The World Heritage Site that is home to the highest number of Indian one-horned rhinoceros has been hit hard and driven the wildlife living there into a frenzy.
SJ
Mumbai, IN
July 18, 2019, 12:28pm
Assam floods have submerged 90 per cent of Kaziranga National Park
Photo: Screenshot of a Twitter post by IFS officer Parveen Kaswan

Even as the monsoons continue to devastate South Asia, the floods in Assam have reportedly led to 90 percent of the Kaziranga National Park submerging underwater. The World Heritage Site, which covers a surface area of 430 sq km, has been submerged for the last few days. The park is currently home to the highest number of Indian one-horned rhinoceroses, Asiatic water buffaloes and Eastern Swamp Deer, and also houses other animals like tigers, elephants and wild boars. The floods have taken such a heavy toll on the animals that many are crossing over into the highlands and human-inhabited areas to save themselves.

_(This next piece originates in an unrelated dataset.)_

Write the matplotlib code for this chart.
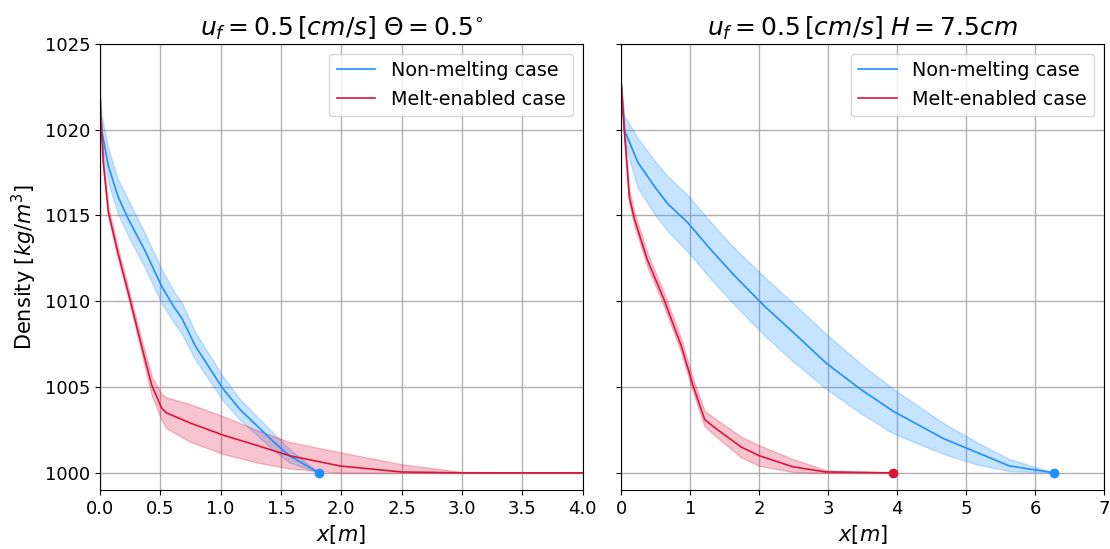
import numpy as np
import matplotlib
matplotlib.use('Agg')
import matplotlib.pyplot as plt

# Panel 1: slope 0.5 deg
x_nm_1 = [0.0, 0.014, 0.07, 0.15, 0.235, 0.37, 0.51, 0.61, 0.68, 0.79, 1.02, 1.16, 1.30, 1.44, 1.57, 1.815]
rho_nm_1 = [1022.2, 1020.0, 1017.9, 1016.1, 1014.8, 1013.0, 1010.9, 1009.7, 1009.0, 1007.4, 1004.9, 1003.7, 1002.75, 1001.8, 1001.0, 1000.0]
lo_nm_1 = [1022.2, 1019.3, 1016.9, 1015.1, 1013.8, 1012.0, 1009.9, 1008.8, 1008.1, 1006.6, 1004.2, 1003.1, 1002.2, 1001.3, 1000.6, 1000.0]
hi_nm_1 = [1022.2, 1020.8, 1018.9, 1017.1, 1015.9, 1014.0, 1011.9, 1010.6, 1009.9, 1008.2, 1005.6, 1004.3, 1003.3, 1002.3, 1001.4, 1000.0]

x_me_1 = [0.0, 0.028, 0.07, 0.15, 0.235, 0.345, 0.43, 0.51, 0.55, 0.75, 1.02, 1.30, 1.57, 1.99, 2.50, 3.0, 4.0]
rho_me_1 = [1021.8, 1018.1, 1015.2, 1012.8, 1010.5, 1007.4, 1005.1, 1003.8, 1003.5, 1002.9, 1002.2, 1001.6, 1001.0, 1000.4, 1000.05, 1000.0, 1000.0]
lo_me_1 = [1021.8, 1017.8, 1014.9, 1012.5, 1010.2, 1007.0, 1004.5, 1003.1, 1002.6, 1001.8, 1001.1, 1000.6, 1000.25, 1000.0, 1000.0, 1000.0, 1000.0]
hi_me_1 = [1021.8, 1018.4, 1015.5, 1013.1, 1010.8, 1007.8, 1005.6, 1004.6, 1004.4, 1004.0, 1003.3, 1002.5, 1001.8, 1001.2, 1000.5, 1000.05, 1000.0]

# Panel 2: H = 7.5 cm
x_nm_2 = [0.0, 0.044, 0.24, 0.48, 0.67, 0.96, 1.30, 1.64, 2.08, 2.49, 2.97, 3.46, 3.94, 4.67, 5.15, 5.63, 6.28]
rho_nm_2 = [1022.6, 1020.0, 1018.1, 1016.7, 1015.7, 1014.6, 1013.0, 1011.5, 1009.7, 1008.2, 1006.4, 1004.9, 1003.6, 1002.0, 1001.2, 1000.4, 1000.0]
lo_nm_2 = [1022.6, 1019.3, 1016.6, 1015.1, 1014.1, 1012.9, 1011.3, 1009.8, 1008.0, 1006.5, 1004.9, 1003.5, 1002.3, 1001.1, 1000.5, 1000.1, 1000.0]
hi_nm_2 = [1022.6, 1020.8, 1019.5, 1018.2, 1017.3, 1016.2, 1014.6, 1013.1, 1011.4, 1009.9, 1008.1, 1006.4, 1004.9, 1002.9, 1001.8, 1000.8, 1000.0]

x_me_2 = [0.0, 0.044, 0.116, 0.19, 0.38, 0.62, 0.87, 1.04, 1.21, 1.35, 1.74, 2.0, 2.49, 2.97, 3.94]
rho_me_2 = [1022.6, 1020.0, 1016.1, 1014.8, 1012.4, 1010.1, 1007.4, 1005.1, 1003.1, 1002.65, 1001.5, 1001.0, 1000.35, 1000.05, 1000.0]
lo_me_2 = [1022.6, 1019.7, 1015.7, 1014.4, 1012.0, 1009.7, 1007.0, 1004.7, 1002.7, 1002.2, 1000.9, 1000.4, 1000.05, 1000.0, 1000.0]
hi_me_2 = [1022.6, 1020.3, 1016.5, 1015.2, 1012.8, 1010.5, 1007.8, 1005.5, 1003.6, 1003.2, 1002.1, 1001.6, 1000.8, 1000.15, 1000.0]

titles = [r'$u_f = 0.5\,[cm/s]\;\Theta = 0.5^{\circ}$', r'$u_f = 0.5\,[cm/s]\;H = 7.5cm$']
xlims = [(0, 4.0), (0, 7)]
xticks = [np.arange(0, 4.01, 0.5), np.arange(0, 8, 1)]

panels = [
    (x_nm_1, rho_nm_1, lo_nm_1, hi_nm_1, x_me_1, rho_me_1, lo_me_1, hi_me_1),
    (x_nm_2, rho_nm_2, lo_nm_2, hi_nm_2, x_me_2, rho_me_2, lo_me_2, hi_me_2),
]

blue = 'dodgerblue'
red = 'crimson'

fig, axes = plt.subplots(1, 2, figsize=(11.1, 5.49), dpi=100, sharey=True)
fig.subplots_adjust(left=0.090, right=0.9946, top=0.92, bottom=0.1075, wspace=0.08)

for i, ax in enumerate(axes):
    xn, yn, ln, hn, xm, ym, lm, hm = panels[i]
    ax.plot(xn, yn, color=blue, lw=1.2, label='Non-melting case')
    ax.fill_between(xn, ln, hn, color=blue, alpha=0.25, lw=1)
    ax.plot(xm, ym, color=red, lw=1.2, label='Melt-enabled case')
    ax.fill_between(xm, lm, hm, color=red, alpha=0.25, lw=1)
    # end point of each run
    if xn[-1] <= xlims[i][1]:
        ax.plot(xn[-1], yn[-1], 'o', color=blue, ms=6, clip_on=False, zorder=5)
    if xm[-1] < xlims[i][1]:
        ax.plot(xm[-1], ym[-1], 'o', color=red, ms=6, clip_on=False, zorder=5)
    ax.set_xlim(*xlims[i])
    ax.set_xticks(xticks[i])
    ax.set_ylim(999, 1025)
    ax.set_yticks([1000, 1005, 1010, 1015, 1020, 1025])
    ax.grid(True, color='#b0b0b0', lw=1)
    ax.set_axisbelow(True)
    ax.set_title(titles[i], fontsize=18)
    ax.set_xlabel('$x[m]$', fontsize=15)
    ax.tick_params(labelsize=13)
    ax.legend(fontsize=13.8, loc='upper right')

axes[0].set_ylabel('Density $[kg/m^3]$', fontsize=15)

plt.savefig('out.png', dpi=100)
plt.close()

Their path to safety also has the hurdle of the 60-km long NH37 highway, which runs along the southern fringe of the park and has a reputation of having animals being injured or killed after being hit by vehicles while crossing over. While death toll reports during the floods vary, according to The Indian Express, the casualty is 51 right now.

Authorities have now blocked certain passages to this road and imposed a speed limit on vehicles as well.

The local government authorities have told the media that they have built 33 highlands and deployed over 100 officials to help save the affected animals. “However, not every animal use highlands. They are mainly used by rhinos and hog deers. Elephants and tigers mostly avoid it. In fact, a tiger has been spotted taking shelter on the rooftop of a house in Moabari,” Dr Bhaskar Choudhury, a veterinarian working for the Wildlife Trust of India told The Indian Express.

Central agencies like the National Disaster Response Force have now joined hands with local authorities' rescue efforts, and videos of rhinos being rescued have surfaced online.

But as local politicians have pointed out, it is a “survival of the fittest”, with animals in good health being the ones who will be able to make it to higher levels safely.